Section 10 preserves the rights of an insurer to deduct money owed to it by the insured from the monies payable to the third party. So if the insured has not paid all premiums in relation to the insured policy the insurers can deduct the unpaid premiums when paying the third party’s claim.
Schedule 1: Information and Disclosure for Third Parties
Of great practical significance, Section 11 introduces Schedule 1 which contains the right of the third party to obtain information about the insurance policy. Originally it was arguable that the 1930 Act did not give rise to any rights to obtain any information until the liability of the insured had been established. However, the Court of Appeal held in OT Computers Limited (in Administration) (2004) that a third party could make a request for information under section 2 of the 1930 Act before the insured’s liability had been established. The 2010 Act takes this further with the aim of enabling the third party, at an early stage, to make an informed decision on whether or not to commence or continue with litigation.
Under the Schedule, if a person believes-on reasonable grounds- that another has incurred liability to him and that person is subject to one of the bankruptcy or similar procedures in articles 4,5 & 6, then he may by notice in writing request information from the defendant as follows:-
Whether there is a contract of insurance that covers the proposed liability or might reasonably be regarded as covering it and if there is such a contract:
- Who the insurer is.
- What the terms of the insurance are.
- Whether the insurer has claimed not to be liable under the insurance.
- Whether there are or have been any proceedings between the insurer and the insured in relation to the supposed liability and if so details of those proceedings.
- If the contract sets a limit on the fund available to meet claims and sums have already been paid, then how much of it has been paid in respect of other liabilities.
Further and importantly under Paragraph 1 (2) if the claimant reasonably believes another person is able to provide information then he might serve a similar notice on the other person. So brokers and other persons holding information about the policy may find that they are served with notices.
Paragraph 2 outlines what a person receiving a notice requesting information under paragraph 1 needs to do. Subparagraph (1) provides that the person must, within 28 days of receiving the notice, provide the claimant requesting the information with that information or if unable to provide the information notify the claimant who has requested the information why it cannot be provided.
Subparagraph (2) provides that where a document is no longer in the control of the person who has received the notice (but at one time the document was under his/her control) and the person knows or believes that it is now under another person’s control, then he is required to provide whatever particulars he can as to the nature of the information and the identity of the person who now has the document. Again, this has to done within 28 days of the receipt of the notice.

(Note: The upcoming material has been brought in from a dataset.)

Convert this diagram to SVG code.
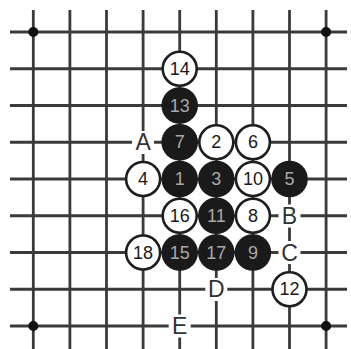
<svg xmlns="http://www.w3.org/2000/svg" width="351" height="349" viewBox="0 0 351 349">
<style>
.g line{stroke:#3a3a3a;stroke-width:2.8}
.w circle{fill:#fff;stroke:#1e1e1e;stroke-width:2.6}
.b circle{fill:#1a1a1a}
.w text,.b text{font-family:"Liberation Sans Narrow","Liberation Sans",Arial,sans-serif;font-size:18px;text-anchor:middle;dominant-baseline:central}
.w text{fill:#1a1a1a}
.b text{fill:#a8a8a8}
.l rect{fill:#fff}
.l text{font-family:"Liberation Sans",Arial,sans-serif;font-size:23px;fill:#333;text-anchor:middle;dominant-baseline:central}
.h{fill:#111}
</style>
<rect width="351" height="349" fill="#fff"/>
<g id="grid" class="g">
<line x1="10" y1="32" x2="347" y2="32"/>
<line x1="10" y1="68.75" x2="347" y2="68.75"/>
<line x1="10" y1="105.5" x2="347" y2="105.5"/>
<line x1="10" y1="142.25" x2="347" y2="142.25"/>
<line x1="10" y1="179" x2="347" y2="179"/>
<line x1="10" y1="215.75" x2="347" y2="215.75"/>
<line x1="10" y1="252.5" x2="347" y2="252.5"/>
<line x1="10" y1="289.25" x2="347" y2="289.25"/>
<line x1="10" y1="326" x2="347" y2="326"/>
<line x1="33.3" y1="10" x2="33.3" y2="349"/>
<line x1="69.9" y1="10" x2="69.9" y2="349"/>
<line x1="106.5" y1="10" x2="106.5" y2="349"/>
<line x1="143.1" y1="10" x2="143.1" y2="349"/>
<line x1="179.7" y1="10" x2="179.7" y2="349"/>
<line x1="216.3" y1="10" x2="216.3" y2="349"/>
<line x1="252.9" y1="10" x2="252.9" y2="349"/>
<line x1="289.5" y1="10" x2="289.5" y2="349"/>
<line x1="326.1" y1="10" x2="326.1" y2="349"/>
</g>
<g id="hoshi">
<circle class="h" cx="33.3" cy="32" r="5"/>
<circle class="h" cx="326.1" cy="32" r="5"/>
<circle class="h" cx="33.3" cy="326" r="5"/>
<circle class="h" cx="326.1" cy="326" r="5"/>
</g>
<g id="s14" class="w"><circle cx="179.7" cy="68.75" r="17"/><text x="179.7" y="68.75">14</text></g>
<g id="s13" class="b"><circle cx="179.7" cy="105.5" r="18.3"/><text x="179.7" y="105.5">13</text></g>
<g id="s7" class="b"><circle cx="179.7" cy="142.25" r="18.3"/><text x="179.7" y="142.25">7</text></g>
<g id="s2" class="w"><circle cx="216.3" cy="142.25" r="17"/><text x="216.3" y="142.25">2</text></g>
<g id="s6" class="w"><circle cx="252.9" cy="142.25" r="17"/><text x="252.9" y="142.25">6</text></g>
<g id="s4" class="w"><circle cx="143.1" cy="179" r="17"/><text x="143.1" y="179">4</text></g>
<g id="s1" class="b"><circle cx="179.7" cy="179" r="18.3"/><text x="179.7" y="179">1</text></g>
<g id="s3" class="b"><circle cx="216.3" cy="179" r="18.3"/><text x="216.3" y="179">3</text></g>
<g id="s10" class="w"><circle cx="252.9" cy="179" r="17"/><text x="252.9" y="179">10</text></g>
<g id="s5" class="b"><circle cx="289.5" cy="179" r="18.3"/><text x="289.5" y="179">5</text></g>
<g id="s16" class="w"><circle cx="179.7" cy="215.75" r="17"/><text x="179.7" y="215.75">16</text></g>
<g id="s11" class="b"><circle cx="216.3" cy="215.75" r="18.3"/><text x="216.3" y="215.75">11</text></g>
<g id="s8" class="w"><circle cx="252.9" cy="215.75" r="17"/><text x="252.9" y="215.75">8</text></g>
<g id="s18" class="w"><circle cx="143.1" cy="252.5" r="17"/><text x="143.1" y="252.5">18</text></g>
<g id="s15" class="b"><circle cx="179.7" cy="252.5" r="18.3"/><text x="179.7" y="252.5">15</text></g>
<g id="s17" class="b"><circle cx="216.3" cy="252.5" r="18.3"/><text x="216.3" y="252.5">17</text></g>
<g id="s9" class="b"><circle cx="252.9" cy="252.5" r="18.3"/><text x="252.9" y="252.5">9</text></g>
<g id="s12" class="w"><circle cx="289.5" cy="289.25" r="17"/><text x="289.5" y="289.25">12</text></g>
<g id="lA" class="l"><rect x="132" y="131" width="22" height="23"/><text x="143.1" y="142.25">A</text></g>
<g id="lB" class="l"><rect x="278.5" y="204.5" width="22" height="23"/><text x="289.5" y="215.75">B</text></g>
<g id="lC" class="l"><rect x="278.5" y="241" width="22" height="23"/><text x="289.5" y="252.5">C</text></g>
<g id="lD" class="l"><rect x="205.3" y="278" width="22" height="23"/><text x="216.3" y="289.25">D</text></g>
<g id="lE" class="l"><rect x="168.7" y="314.5" width="22" height="23"/><text x="179.7" y="326">E</text></g>
</svg>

Paragraphs 3 and 4 provide similar mechanisms in relation to defunct bodies. One of the purposes of the Act is to remove the need for third parties to restore a defunct body to the register of companies in order to initiate proceedings against it. Paragraphs 3 and 4 remove the need to restore a defunct body to the register in order to obtain information from that body as they allow the third party to request information directly from persons related to the defunct body. These persons are described at paragraph 3(2) and include those who were employees or officers of the body immediately before the transfer of rights, any insolvency practitioner in relation to the defunct body or any person acting as an official receiver in relation to the winding up of the body.
Although proceedings against the defunct body need not be initiated before a notice is sent, the notice requesting information must be accompanied by some particulars of claim in relation to the proceedings.

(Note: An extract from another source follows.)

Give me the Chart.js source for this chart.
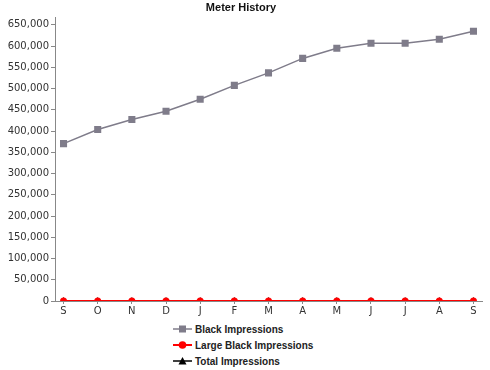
<!DOCTYPE html>
<html>
<head>
<meta charset="utf-8">
<script src="https://cdn.jsdelivr.net/npm/chart.js@4"></script>
<style>
  body { margin: 0; background: #fff; }
  #wrap { width: 490px; height: 370px; position: relative; }
  #legend { position: absolute; left: 173px; top: 321px; font: bold 10px "Liberation Sans", Arial, sans-serif; color: #222; }
  .row { height: 16px; display: flex; align-items: center; }
  .row svg { margin-right: 3px; }
</style>
</head>
<body>
<div id="wrap">
  <canvas id="meterChart" width="490" height="320"></canvas>
  <div id="legend"></div>
</div>
<script>
const months = ["S", "O", "N", "D", "J", "F", "M", "A", "M", "J", "J", "A", "S"];
const blackImpressions = [370500, 403500, 427000, 446500, 475000, 507500, 537000, 571000, 595000, 606500, 606500, 616000, 635000];
const largeBlackImpressions = [0, 0, 0, 0, 0, 0, 0, 0, 0, 0, 0, 0, 0];
const totalImpressions = [0, 0, 0, 0, 0, 0, 0, 0, 0, 0, 0, 0, 0];
const yTicks = [0, 50000, 100000, 150000, 200000, 250000, 300000, 350000, 400000, 450000, 500000, 550000, 600000, 650000];

const seriesInfo = [
  { label: "Black Impressions", data: blackImpressions, color: "#7f7c8a", style: "rect", radius: 5, width: 1.5 },
  { label: "Large Black Impressions", data: largeBlackImpressions, color: "#ff0000", style: "circle", radius: 3.5, width: 2 },
  { label: "Total Impressions", data: totalImpressions, color: "#000000", style: "triangle", radius: 4, width: 1.5 },
];

function toPoints(arr) {
  return arr.map((v, i) => ({ x: i, y: v }));
}

// draw order: total under red, black on top
const datasets = seriesInfo.map((s, i) => ({
  label: s.label,
  data: toPoints(s.data),
  borderColor: s.color,
  backgroundColor: s.color,
  borderWidth: s.width,
  pointStyle: s.style,
  pointRadius: s.radius,
  pointBorderWidth: 0,
  order: i === 2 ? 3 : i === 1 ? 2 : 1,
}));

const axisColor = "#888888";
const tickFont = { family: "DejaVu Sans", size: 10 };

new Chart(document.getElementById("meterChart"), {
  type: "line",
  data: { datasets: datasets },
  options: {
    responsive: false,
    animation: false,
    layout: { padding: { left: 0, right: 8, top: 0, bottom: 0 } },
    plugins: {
      legend: { display: false },
      tooltip: { enabled: false },
      title: {
        display: true,
        text: "Meter History",
        color: "#111",
        font: { family: "Liberation Sans", size: 11, weight: "bold" },
        padding: { top: 1, bottom: 3 },
      },
    },
    scales: {
      x: {
        type: "linear",
        min: -0.25,
        max: 12.25,
        afterBuildTicks: (scale) => {
          scale.ticks = months.map((m, i) => ({ value: i }));
        },
        afterFit: (scale) => { scale.height = 19; },
        ticks: {
          color: "#333",
          font: tickFont,
          padding: 1,
          maxRotation: 0,
          autoSkip: false,
          callback: (v) => months[v],
        },
        grid: { display: true, drawOnChartArea: false, drawTicks: true, tickLength: 3, color: axisColor },
        border: { display: true, color: axisColor },
      },
      y: {
        type: "linear",
        min: 0,
        max: 668000,
        afterBuildTicks: (scale) => {
          scale.ticks = yTicks.map((v) => ({ value: v }));
        },
        afterFit: (scale) => { scale.width = 55; },
        ticks: {
          color: "#333",
          font: tickFont,
          padding: 2,
          autoSkip: false,
          callback: (v) => v.toLocaleString("en-US"),
        },
        grid: { display: true, drawOnChartArea: false, drawTicks: true, tickLength: 4, color: axisColor },
        border: { display: true, color: axisColor },
      },
    },
  },
});

// html legend, one row per series
const legend = document.getElementById("legend");
seriesInfo.forEach((s) => {
  let marker = "";
  if (s.style === "rect") marker = `<rect x="6" y="2.5" width="7" height="7" fill="${s.color}"/>`;
  else if (s.style === "circle") marker = `<circle cx="9.5" cy="6" r="3.8" fill="${s.color}"/>`;
  else marker = `<polygon points="9.5,2 13.5,9.5 5.5,9.5" fill="${s.color}"/>`;
  const row = document.createElement("div");
  row.className = "row";
  row.innerHTML = `<svg width="19" height="12"><line x1="0" y1="6" x2="19" y2="6" stroke="${s.color}" stroke-width="${s.width}"/>${marker}</svg><span>${s.label}</span>`;
  legend.appendChild(row);
});
</script>
</body>
</html>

Paragraph 4 imposes the same duties on the persons receiving the notice as would be imposed by the Court had the defunct body been restored to the register and orders for standard disclosure of documents been made.
Paragraph 5 prevents the insurance contract from being drafted so as to nullify the effects of Schedule 1.
Limitation
Section 12 sets out rules governing when an action to enforce rights transferred by the Act will be time barred. If a third party has issued proceedings against the insured in time then the third party will not be time bared from issuing fresh proceedings against the insurers for a declaration that the insurer is bound to indemnify the insured.
Jurisdiction
Section 13 concerns jurisdiction within the United Kingdom. It covers cases in which the third party is domiciled in one part of the UK and the insurer in another. It provides the third party with the choice to issue proceedings either in his own place of domicile or that of the insurer regardless of any contrary provision within the insurance contract.

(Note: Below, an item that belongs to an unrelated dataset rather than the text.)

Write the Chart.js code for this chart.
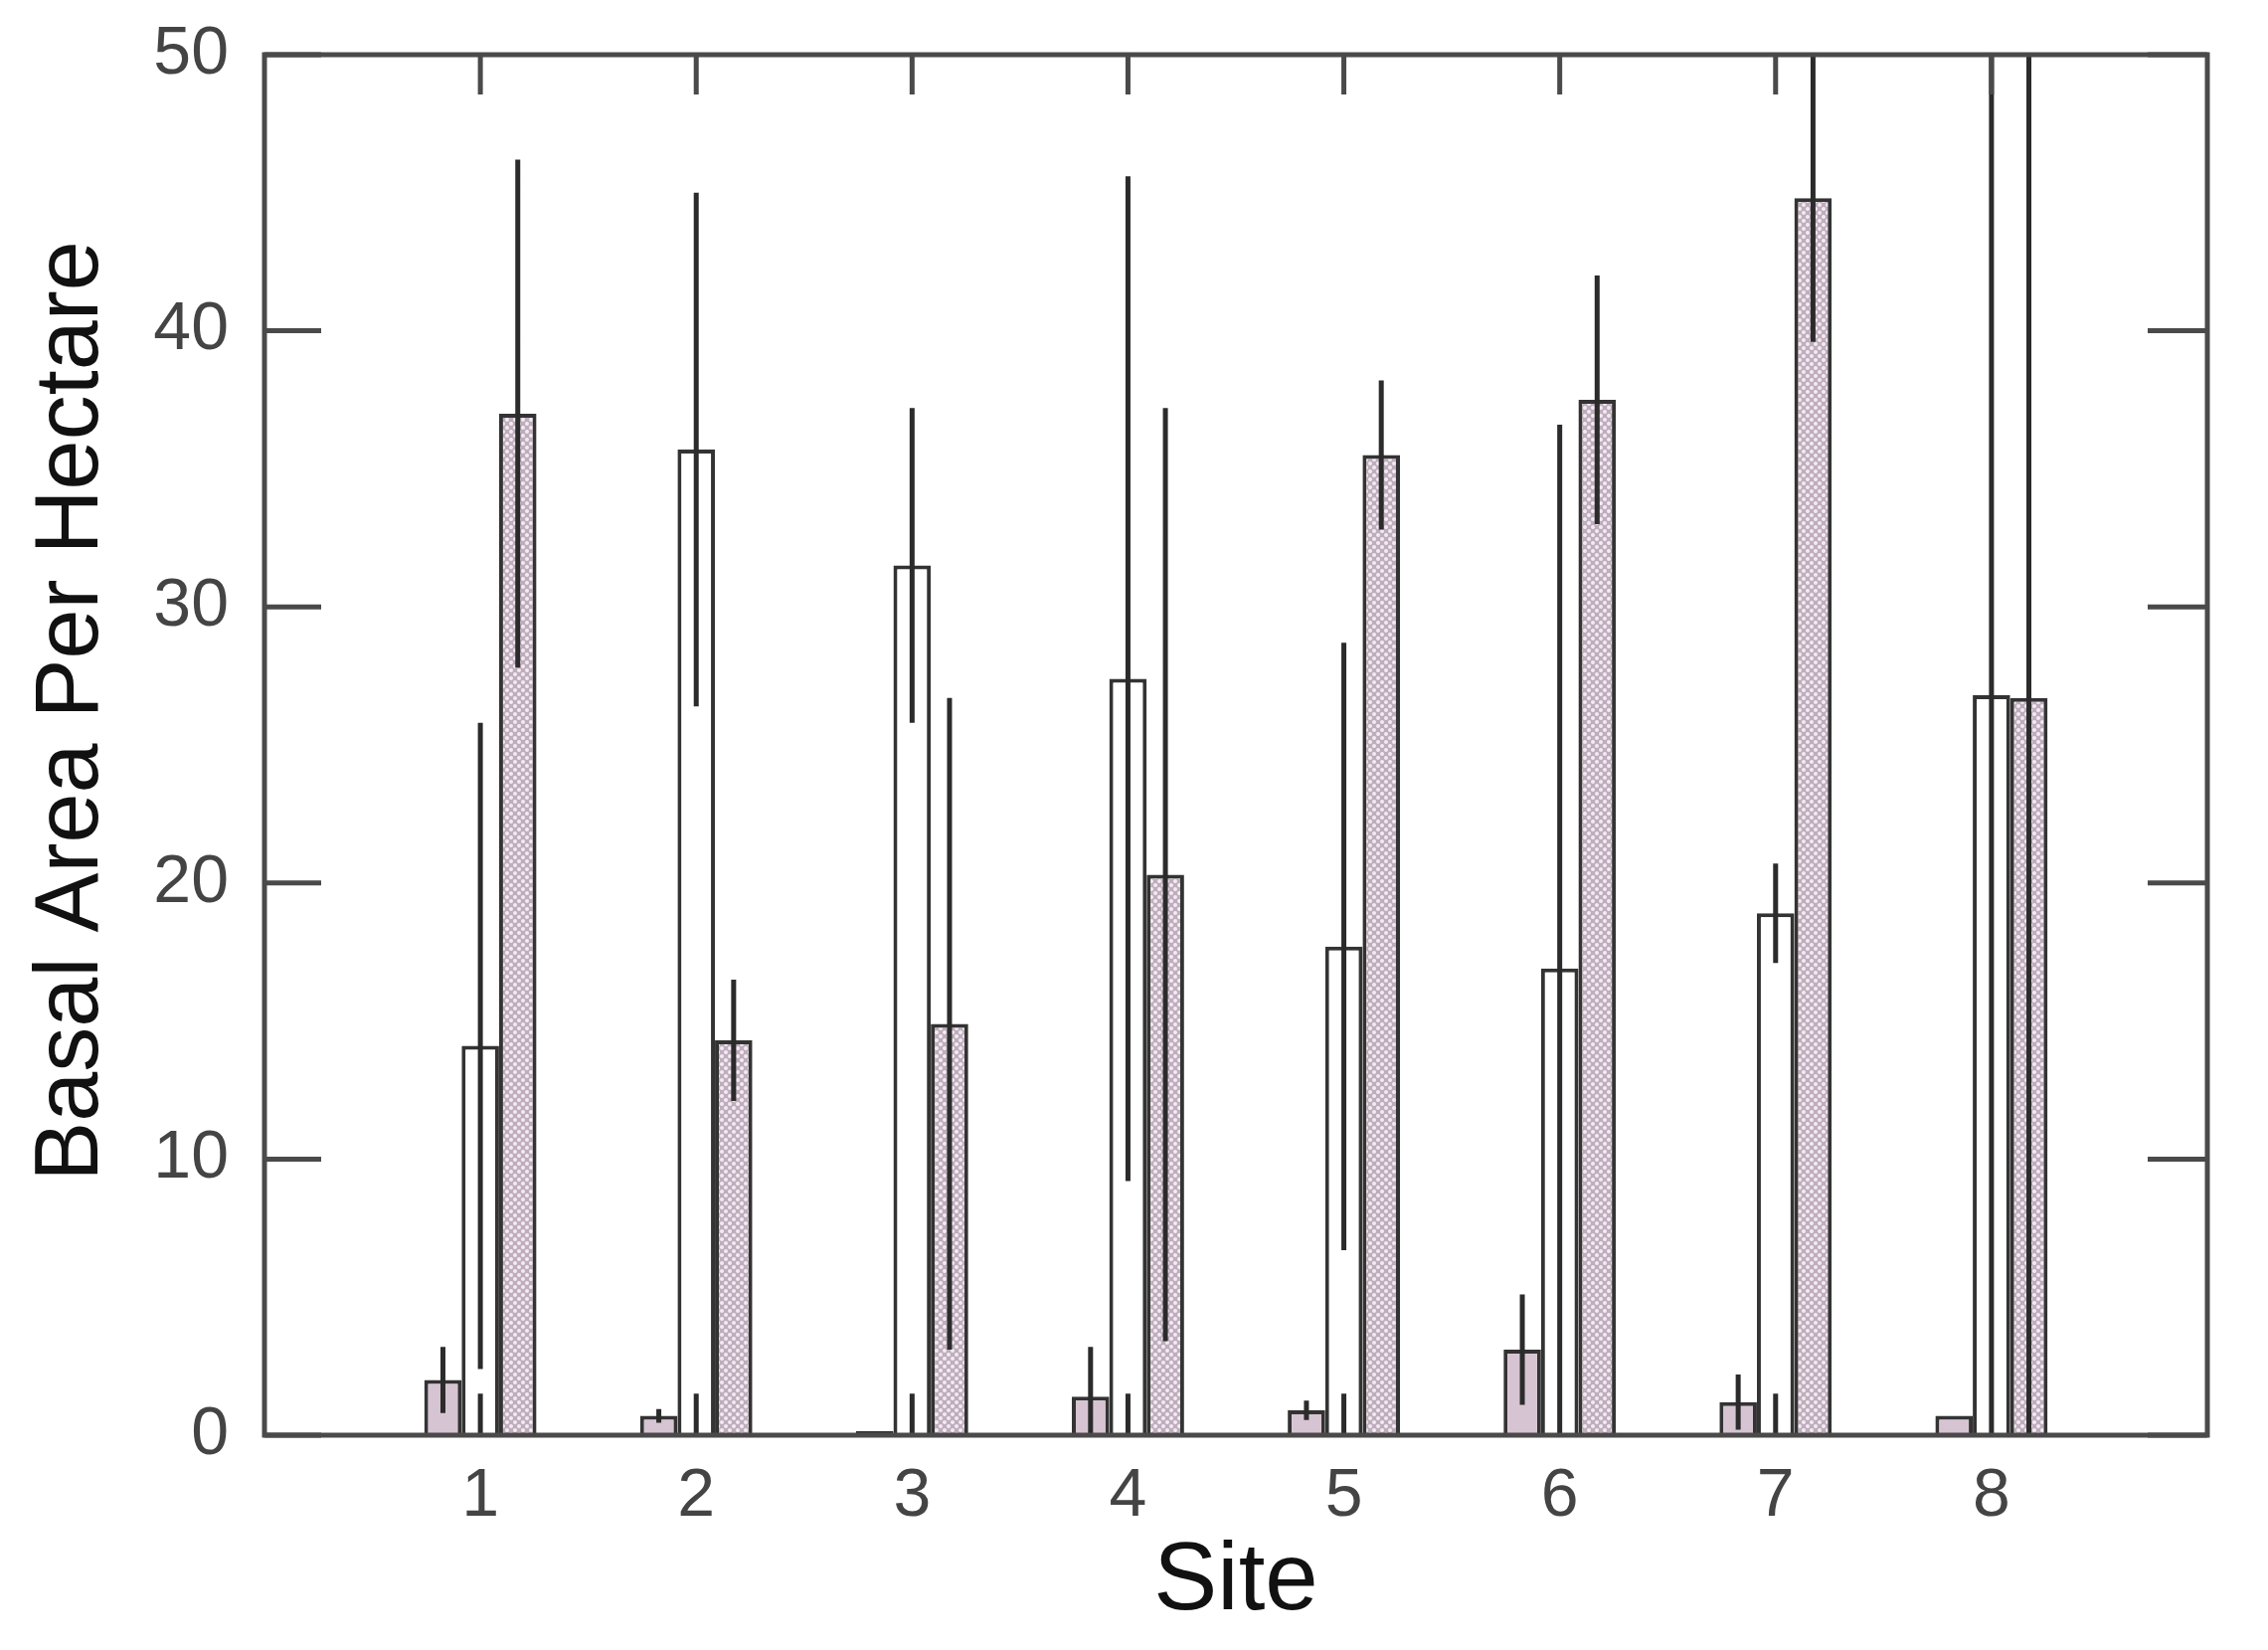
<!DOCTYPE html>
<html lang="en">
<head>
<meta charset="UTF-8">
<title>Basal Area Per Hectare by Site</title>
<style>
  html, body { margin: 0; padding: 0; background: #fff; }
  #wrap { width: 2281px; height: 1659px; }
</style>
</head>
<body>
<div id="wrap"><canvas id="basalChart" width="2281" height="1659"></canvas></div>
<script src="https://cdn.jsdelivr.net/npm/chart.js"></script>
<script>
// sites and y tick values
const sites = [1, 2, 3, 4, 5, 6, 7, 8];
const yTicks = [0, 10, 20, 30, 40, 50];

// three bars per site, with +/- error
const solidVals  = [2.0, 0.7, 0.15, 1.4, 0.9, 3.1, 1.2, 0.7];
const solidErr   = [1.2, 0.25, 0, 1.8, 0.35, 2.0, 1.0, 0];
const openVals   = [14.1, 35.7, 31.5, 27.4, 17.7, 16.9, 18.9, 26.8];
const openErr    = [11.7, 9.3, 5.7, 18.2, 11.0, 19.7, 1.8, 30];
const hatchVals  = [37.0, 14.3, 14.9, 20.3, 35.5, 37.5, 44.8, 26.7];
const hatchErr   = [9.2, 2.2, 11.8, 16.9, 2.7, 4.5, 5.2, 30];
// short stub drawn from 0 under each open bar
const openStub   = [1.5, 1.5, 1.5, 1.5, 1.5, 1.5, 1.5, 1.5];

const FONT = '"Liberation Sans", Arial, sans-serif';
const Y_TITLE = 'Basal Area Per Hectare';

function makeHatch() {
    const c = document.createElement('canvas');
    c.width = 8; c.height = 8;
    const g = c.getContext('2d');
    g.fillStyle = '#bfadbd';
    g.fillRect(0, 0, 8, 8);
    g.fillStyle = '#f3ebf1';
    [[2, 2], [6, 6]].forEach(([px, py]) => {
        g.beginPath();
        g.arc(px, py, 2.0, 0, Math.PI * 2);
        g.fill();
    });
    return g.createPattern(c, 'repeat');
}

const toPoints = vals => vals.map((v, i) => ({ x: sites[i], y: v }));

const errorBars = {
    id: 'errorBars',
    afterDatasetsDraw(chart) {
        const { ctx, chartArea: a, scales: { y } } = chart;
        const errs = [solidErr, openErr, hatchErr];
        ctx.save();
        ctx.beginPath();
        ctx.rect(a.left, a.top, a.right - a.left, a.bottom - a.top);
        ctx.clip();
        ctx.strokeStyle = '#2b2b2b';
        ctx.lineWidth = 5;
        ctx.beginPath();
        chart.data.datasets.forEach((ds, di) => {
            chart.getDatasetMeta(di).data.forEach((bar, j) => {
                const v = ds.data[j].y, e = errs[di][j];
                if (!e) return;
                ctx.moveTo(bar.x, y.getPixelForValue(Math.max(0, v - e)));
                ctx.lineTo(bar.x, y.getPixelForValue(v + e));
            });
        });
        chart.getDatasetMeta(1).data.forEach((bar, j) => {
            ctx.moveTo(bar.x, y.getPixelForValue(0));
            ctx.lineTo(bar.x, y.getPixelForValue(openStub[j]));
        });
        ctx.stroke();
        ctx.restore();
    },
    afterDraw(chart) {
        const { ctx, chartArea: a, scales: { x, y } } = chart;
        ctx.save();
        ctx.strokeStyle = '#4a4a4a';
        ctx.lineWidth = 5;
        ctx.strokeRect(a.left, a.top, a.right - a.left, a.bottom - a.top);
        ctx.beginPath();
        yTicks.forEach(v => {
            const py = y.getPixelForValue(v);
            ctx.moveTo(a.left, py); ctx.lineTo(a.left + 57, py);
            ctx.moveTo(a.right, py); ctx.lineTo(a.right - 60, py);
        });
        sites.forEach(s => {
            const px = x.getPixelForValue(s);
            ctx.moveTo(px, a.top); ctx.lineTo(px, a.top + 40);
        });
        ctx.stroke();

        // y axis title, sits a little above the plot centre as in the figure
        ctx.translate(73, (a.top + a.bottom) / 2 - 34);
        ctx.rotate(-Math.PI / 2);
        ctx.fillStyle = '#111';
        ctx.font = '90px ' + FONT;
        ctx.textAlign = 'center';
        ctx.textBaseline = 'middle';
        ctx.fillText(Y_TITLE, 0, 0);
        ctx.restore();
    }
};

const barStyle = { borderColor: '#333', borderWidth: 4, categoryPercentage: 0.52, barPercentage: 1 };

new Chart(document.getElementById('basalChart'), {
    type: 'bar',
    data: {
        datasets: [
            { label: 'A', data: toPoints(solidVals), backgroundColor: '#d6c4d3', ...barStyle },
            { label: 'B', data: toPoints(openVals), backgroundColor: '#ffffff', ...barStyle },
            { label: 'C', data: toPoints(hatchVals), backgroundColor: makeHatch(), ...barStyle }
        ]
    },
    options: {
        responsive: false,
        animation: false,
        devicePixelRatio: 1,
        layout: { padding: { left: 24, right: 61, top: 55, bottom: 19 } },
        plugins: { legend: { display: false }, tooltip: { enabled: false } },
        scales: {
            x: {
                type: 'linear',
                min: 0,
                max: 9,
                offset: false,
                grid: { display: false, drawTicks: false },
                border: { display: false },
                ticks: {
                    stepSize: 1,
                    padding: 28,
                    color: '#444',
                    font: { family: FONT, size: 68, lineHeight: 1 },
                    callback: v => sites.includes(v) ? String(v) : ''
                },
                title: {
                    display: true,
                    text: 'Site',
                    color: '#111',
                    padding: 0,
                    font: { family: FONT, size: 96, lineHeight: 1 }
                },
                afterFit: s => {
                    s.height = 1659 - 1443 - 19;
                    s.paddingLeft = 0; s.paddingRight = 0;
                }
            },
            y: {
                min: 0,
                max: 50,
                grid: { display: false, drawTicks: false },
                border: { display: false },
                ticks: {
                    stepSize: 10,
                    padding: 36,
                    color: '#444',
                    font: { family: FONT, size: 68, lineHeight: 1 }
                },
                title: { display: false, text: Y_TITLE },
                afterFit: s => {
                    s.width = 266 - 24;
                    s.paddingTop = 0; s.paddingBottom = 0;
                }
            }
        }
    },
    plugins: [errorBars]
});
</script>
</body>
</html>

Section 15 provides that the Act does not apply where the liability incurred is itself a liability by an insurer under a contract of insurance. The effect of this section is that the Act does not apply to reinsurance.
Section 17 prevents an insurance contract from being drafted so as to nullify the effect of the Act. Any provision in an insurance contract which purports to avoid the effect of the Act will have no effect.
Summary
The Act therefore provides a direct right of action against insurers which arises in many more circumstances than the rights in the 1930 Act which were confined to insolvencies.
The direct right and the rights to obtain information about the insurance arrangements of the insured allow third party claimants to take a reasoned decision on whether to pursue a (transferred rights) claim against the insurer without having first to incur the expense of restoring a defunct company to the companies register and then running proceedings against that insured perhaps up to discovery/disclosure of documents.
In relation to marine insurance ‘the pay to be paid’ clause is still valid so that a P&I Club’s position under the Fanti and Padre Island Rule is preserved. There is then no direct right of action against P&I Clubs – as there is in Scandinavia and other countries, except now in relation to death and personal injury claims.
The right to information requires a “reasonable belief” on the part of the third party claimant. The class of persons who may be requested to provide information is widened to enable the third party to request information from any person that he or she reasonably believes could provide the information. This will include (amongst others) insurers, brokers and other persons authorised to hold policy information.
How is a Liability Insurer affected by the Act?
Liability insurers may firstly find themselves having to reply within a relatively short time scale (28 days) to notices requiring information about their policies where the insured is in any one of a number of financial difficulties.
Secondly they will then face proceedings being issued directly against them by claimants and in those proceedings will have to muster any defences which the insured could raise against the claimant as well as any defences which the insurer could raise against the insured.
How will the Act affect the position of the Subrogated Insurer?
His position is improved where a defendant is in one of the financial difficulties listed in the Act because he will be able to quickly establish the extent of the liability cover that the defendant had (by serving a notice ) on one of a number of people and then decide whether to step into the shoes of the defendant and sue the liability insurer direct.
The Act now having received the Royal Assent will come into force on a date prescribed by the Secretary of State, so in the very near future –so if you have read this far you are ahead of the ball game!